There is nothing wrong with using public networks. It's not 2010 anymore. Your operating system is expected to be fully secure[1] even when malicious actors are present in your local network.
[1] except availability, we still can't get it right in setups used by regular people.
And when you connect to a non-public WiFi for the first time - how do you make sure it is the WiFi you think it is and not some dude who spun up a hotspot on their laptop?
Why does it matter? I mean I guess it did in this case but that is considered a top priority bug and quickly fixed.
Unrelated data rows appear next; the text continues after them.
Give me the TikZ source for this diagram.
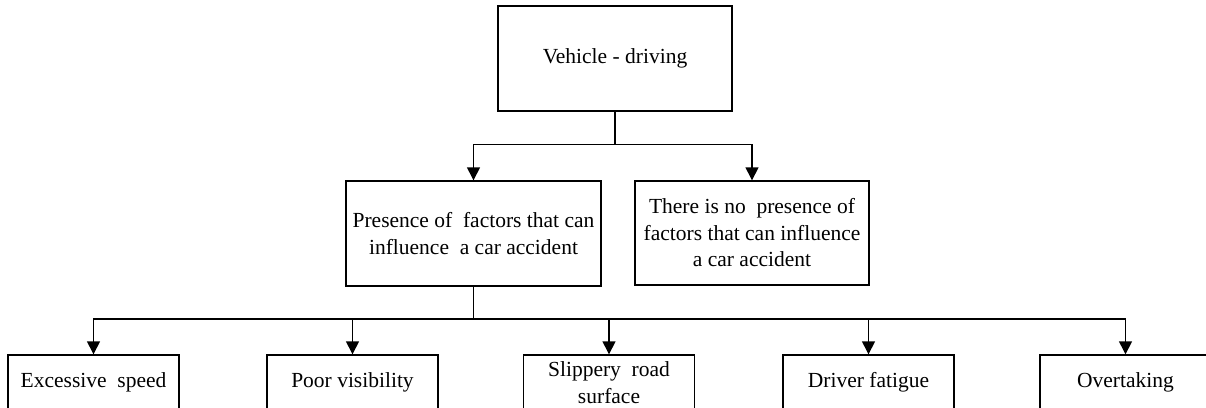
\documentclass[tikz,border=0pt]{standalone}
\usepackage{fontspec}
\setmainfont{Liberation Serif}
\usetikzlibrary{arrows.meta}
\begin{document}
\begin{tikzpicture}[x=1pt,y=-1pt,
  every node/.style={font=\fontsize{21.5}{26.5}\selectfont},
  boxnode/.style={draw,line width=1.4pt,rectangle,inner sep=0pt,align=center},
  conn/.style={line width=1.4pt},
  arr/.style={conn,-{Triangle[width=13pt,length=13pt]}}]
\useasboundingbox (0,0) rectangle (1206,407);
\fill[white] (0,0) rectangle (1206,407);
\node[boxnode,minimum width=234pt,minimum height=105pt] (top) at (615,58.5) {Vehicle - driving};
\node[boxnode,minimum width=255pt,minimum height=105pt] (m1) at (473.5,233.5) {Presence of\ \ factors that can\\influence\ \ a car accident};
\node[boxnode,minimum width=234pt,minimum height=104pt] (m2) at (752,233) {There is no\ \ presence of\\factors that can influence\\a car accident};
\node[boxnode,minimum width=171pt,minimum height=55pt] (b1) at (93.5,382.5) {Excessive\ \ speed};
\node[boxnode,minimum width=171pt,minimum height=55pt] (b2) at (352.5,382.5) {Poor visibility};
\node[boxnode,minimum width=171pt,minimum height=55pt] (b3) at (609,382.5) {Slippery\ \ road\\surface};
\node[boxnode,minimum width=171pt,minimum height=55pt] (b4) at (868.5,382.5) {Driver fatigue};
\node[boxnode,minimum width=171pt,minimum height=55pt] (b5) at (1125.5,382.5) {Overtaking};
\coordinate (j1) at (615,144.5);
\coordinate (j2) at (473.5,319);
\draw[conn] (top.south) -- (j1);
\draw[arr] (j1) -| (m1.north);
\draw[arr] (j1) -| (m2.north);
\draw[conn] (m1.south) -- (j2);
\draw[arr] (j2) -| (b1.north);
\draw[arr] (j2) -| (b2.north);
\draw[arr] (j2) -| (b3.north);
\draw[arr] (j2) -| (b4.north);
\draw[arr] (j2) -| (b5.north);
\end{tikzpicture}
\end{document}
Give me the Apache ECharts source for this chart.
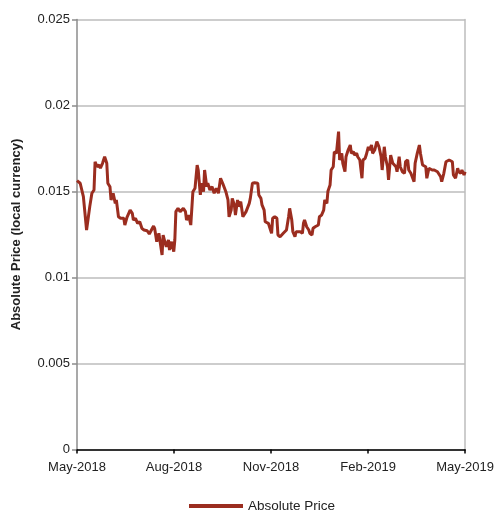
<!DOCTYPE html>
<html><head><meta charset="utf-8">
<script src="https://cdn.jsdelivr.net/npm/echarts@6/dist/echarts.min.js"></script>
<style>html,body{margin:0;padding:0;background:#fff}#c{width:497px;height:512px}</style>
</head><body><div id="c"></div>
<script>
// days since 2018-05-01
const days = [0,3,6,9,12,14,16,17,19,21,22,24,26,28,29,31,32,34,36,37,39,41,44,45,47,48,50,52,53,55,57,59,61,63,66,68,70,72,73,75,77,80,81,83,84,86,87,89,91,92,93,95,97,98,100,102,103,105,107,109,111,113,114,116,117,119,120,122,123,125,127,129,131,133,135,137,140,142,143,145,146,148,149,151,152,154,156,157,159,160,162,163,165,167,170,171,173,174,176,177,178,180,182,183,184,186,188,189,191,192,194,195,197,199,200,202,203,205,206,208,210,212,213,214,216,218,219,221,222,224,225,227,228,230,232,233,235,236,238,239,241,242,244,246,247,249,250,252,253,255,257,258,260,261,263,264,266,268,269,271,272,274,275,277,278,280,282,284,286,287,289,290,292,293,295,297,298,300,301,303,304,306,308,309,311,312,314,315,317,318,320,322,323,325,326,328,329,331,332,334,336,337,339,340,342,343,345,347,348,350,351,353,354,356,358,359,361,362,364,365];
const prices = [0.01563,0.01548,0.0147,0.01276,0.01412,0.0149,0.01509,0.01673,0.01644,0.01654,0.01635,0.01664,0.01702,0.01664,0.01548,0.01528,0.01451,0.0149,0.01431,0.01451,0.01353,0.01344,0.01344,0.01305,0.0135,0.01344,0.01392,0.01373,0.01334,0.01344,0.01315,0.01324,0.01286,0.01276,0.01272,0.01253,0.01276,0.01299,0.01286,0.01208,0.01257,0.01131,0.01247,0.01199,0.01179,0.01218,0.0116,0.01208,0.0115,0.01218,0.01383,0.01402,0.01383,0.01392,0.01402,0.01383,0.01334,0.01363,0.01305,0.01499,0.01519,0.01654,0.01625,0.0148,0.01548,0.01499,0.01625,0.01528,0.01548,0.01509,0.01528,0.0149,0.01519,0.0149,0.01577,0.01548,0.01499,0.01451,0.01353,0.01392,0.0146,0.01422,0.01363,0.01451,0.01412,0.01441,0.01353,0.01363,0.01383,0.01383,0.01431,0.0146,0.01548,0.01551,0.01548,0.0148,0.0146,0.01422,0.01392,0.01324,0.01334,0.01315,0.01276,0.01257,0.01344,0.01353,0.01344,0.01247,0.01237,0.01237,0.01257,0.01247,0.01276,0.01353,0.01402,0.01334,0.01266,0.01237,0.01266,0.01266,0.01266,0.01257,0.01315,0.01334,0.01295,0.01276,0.01257,0.01247,0.01286,0.01295,0.01295,0.01305,0.01353,0.01363,0.01392,0.01451,0.01431,0.01502,0.01538,0.01625,0.01644,0.01731,0.01722,0.01848,0.01683,0.01722,0.01664,0.01615,0.01702,0.01741,0.0177,0.01722,0.01731,0.01712,0.01722,0.01702,0.01683,0.01577,0.01683,0.01693,0.01712,0.0176,0.01741,0.0177,0.01722,0.01741,0.0179,0.0176,0.01702,0.01625,0.0176,0.01702,0.01644,0.01567,0.01712,0.01664,0.01673,0.01644,0.01615,0.01702,0.01644,0.01615,0.01606,0.01673,0.01683,0.01625,0.01606,0.01606,0.01557,0.01664,0.01722,0.0177,0.01722,0.01654,0.01654,0.01644,0.01577,0.01635,0.01625,0.01625,0.01625,0.01625,0.01615,0.01606,0.01586,0.01557,0.01606,0.01673,0.01683,0.01683,0.01683,0.01673,0.01596,0.01577,0.01635,0.01615,0.01606,0.01625,0.01596,0.01615];
const xTickLabels = ['May-2018','Aug-2018','Nov-2018','Feb-2019','May-2019'];
const seriesName = 'Absolute Price';
const yAxisTitle = 'Absolute Price (local currency)';

const chart = echarts.init(document.getElementById('c'));
const font = 'Liberation Sans, Arial, sans-serif';
chart.setOption({
  animation: false,
  textStyle: {fontFamily: font},
  grid: {left: 77, right: 31, top: 19.5, bottom: 62.5},
  legend: {
    data: [seriesName], top: 494, left: 184,
    icon: 'rect', itemWidth: 54, itemHeight: 4, itemGap: 6,
    textStyle: {fontSize: 13.5, color: '#222', fontFamily: font}
  },
  xAxis: {
    type: 'value', min: 0, max: 365, interval: 91.25,
    axisLine: {show: true, lineStyle: {color: '#000', width: 1.5}},
    axisTick: {show: true, length: 4, lineStyle: {color: '#000', width: 1.5}},
    splitLine: {show: false},
    axisLabel: {
      fontSize: 13, color: '#222', margin: 11, fontFamily: font,
      formatter: v => xTickLabels[Math.round(v / 91.25)] || ''
    }
  },
  yAxis: [{
    type: 'value', min: 0, max: 0.025, interval: 0.005,
    name: yAxisTitle, nameLocation: 'middle', nameGap: 54,
    nameTextStyle: {fontSize: 13, fontWeight: 'bold', color: '#222', fontFamily: font},
    axisLine: {show: true, lineStyle: {color: '#8c8c8c', width: 1.5}},
    axisTick: {show: true, length: 5, lineStyle: {color: '#8c8c8c', width: 1.5}},
    splitLine: {show: true, lineStyle: {color: '#bdbdbd', width: 1.5}},
    axisLabel: {
      fontSize: 13, color: '#222', margin: 7, fontFamily: font,
      formatter: v => (v === 0 ? '0' : String(+v.toFixed(3)))
    }
  }, {
    type: 'value', min: 0, max: 0.025, position: 'right',
    axisLine: {show: true, lineStyle: {color: '#bdbdbd', width: 1.5}},
    axisTick: {show: false}, axisLabel: {show: false}, splitLine: {show: false}
  }],
  series: [{
    name: seriesName, type: 'line', showSymbol: false, symbol: 'none',
    data: days.map((d, i) => [d, prices[i]]),
    lineStyle: {color: '#9b2d1f', width: 3},
    itemStyle: {color: '#9b2d1f'}
  }]
});
</script></body></html>
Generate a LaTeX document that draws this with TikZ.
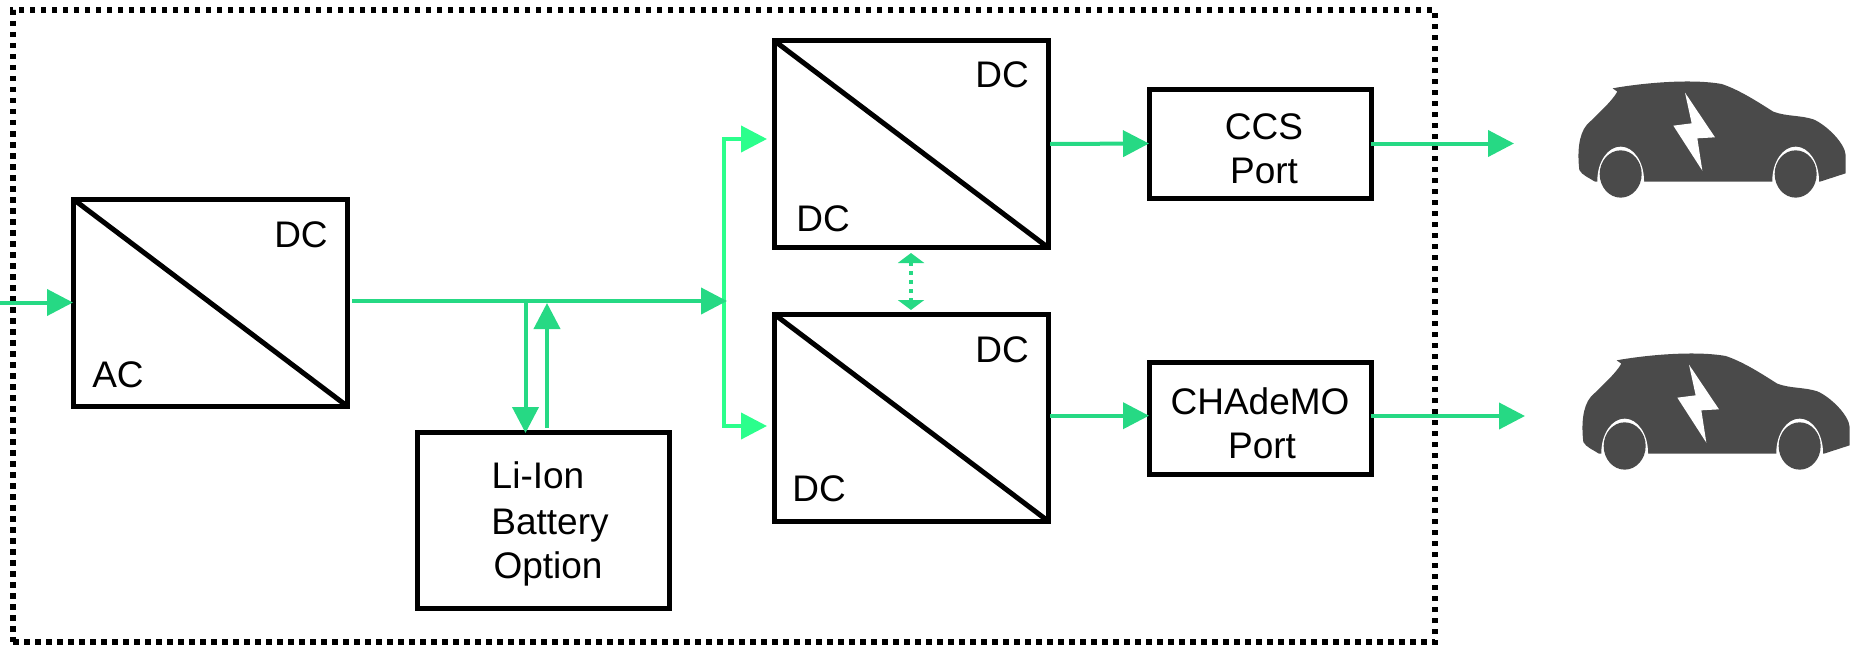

I guess my point is the way the internet works is that your traffic goes through a number of unknown and possibly hostile actors on it's way to the final destination. Having a hostile actor presenting a spoofed wifi access point should not affect your security stance in any way. Either the connection works and you have the access you wanted or it does not. If you used secure protocols they are just as secure and if you used insecure protocols they are just as insecure.
Now having said that I will contradict myself, we are used to having our first hop be a high security trusted domain and tend to be a little sloppy there even when it is not. but still in general it does not matter. A secure connection is still a secure connection.
Hmm. Are you sure that your stack wouldn't accept these discovery packets until after you've successfully authenticated (which is what those chains are for) ?
Take eduroam, which is presumably the world's largest federated WiFi network. A random 20 year old studying Geology at Uni in Sydney, Australia will have eduroam configured on their devices, because duh, that's how WiFi works. But, that also works in Cambridge, England, or Paris, France or New York, USA or basically anywhere their peers would be because common
sense - why not have a single network?
But this means their device actively tries to connect to anything named "eduroam". Yes it is expecting to eventually connect to Sydney to authenticate, but meanwhile how sure are you that it ignores everything it gets from the network even these low-level discovery packets?
As far as I know, access points only identify via their SSID. Which is a string like "Starbucks". So there is no way to tell if it is the real Starbucks WiFi or a hotspot some dude started on their laptop.